Our story started during the first wave when our beloved daddy.... a medical practitioner tested positive for covid. Even though my dad had lost quite a few patients to covid in the preceding weeks.... little did we know what was in store for us........my beloved dad lost his battle to covid after fighting for over 5 weeks in icu. These weeks were probably the most traumatic time of our lives.... not being able to see my dad everyday like we normally would visit our loved ones in hospital was the worst for me ...... I kept thinking what must be going through my dads head...... did my family just abandon me ????

 

It’s been 7 months now and not a day goes by that I don’t miss or think of my dad. There’s a beautiful memory in everything I do and see. He taught us life lessons that we will carry through our lives. We will make him proud.

 

There are moments when you feel the exact same pain piercing through your heart as the time you found out that your loved one has left this world. Some nights you lay awake staring out the window replaying all the events that led to your life changing event.

 

No it’s not an easy journey, we go on because we have to, our lives will never be the same and our hearts will forever be broken but we will take solace in the fact that our dad was a martyr. He served the community selflessly and left a legacy. He carved his name on our hearts and his patients hearts. But we know that God is looking after our dad and that he is in a better place. Now it’s our time to build on his legacy.

 

Today is my birthday and I celebrate it without you..... the first man I ever loved...

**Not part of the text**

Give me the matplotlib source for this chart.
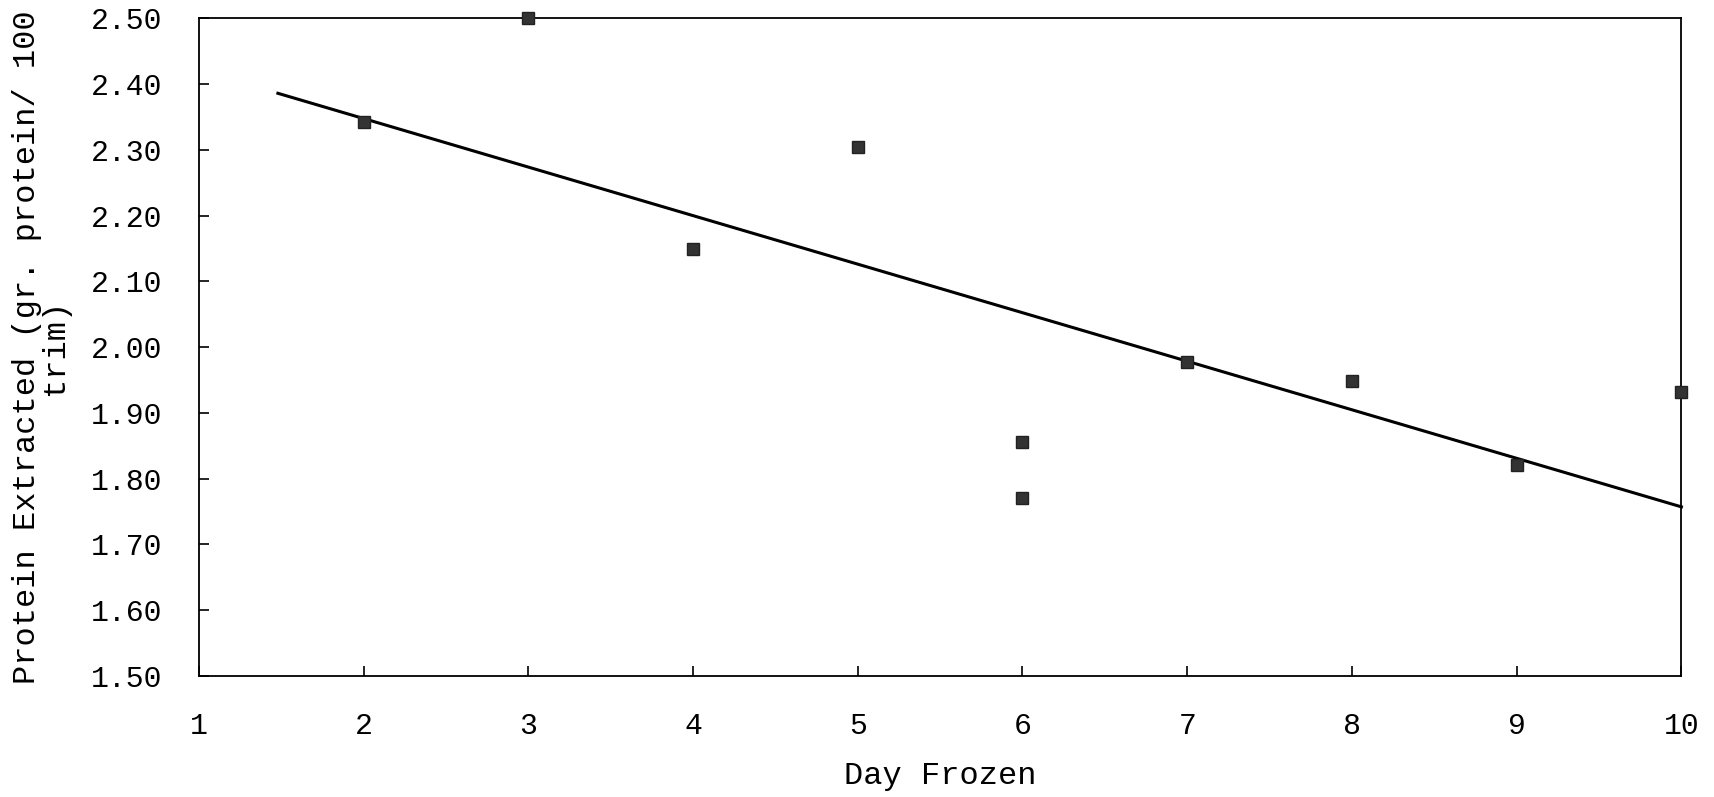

I wish I could hug you just one more time ......

I wish I could kiss you just one more time......

I am grateful for the years I got to spend with you.

 

Sometimes when we go through these emotions in life we tend to neglect our health and my plea to everyone of you reading this today is don’t neglect yourself and your health during trying times. Yes life throws these things at us but we have to fight it with the help and guidance of God, the Almighty. We should not neglect ourselves but rather take care of our bodies so that we can be an inspiration to others. Lots of love to all of you going through any difficulties.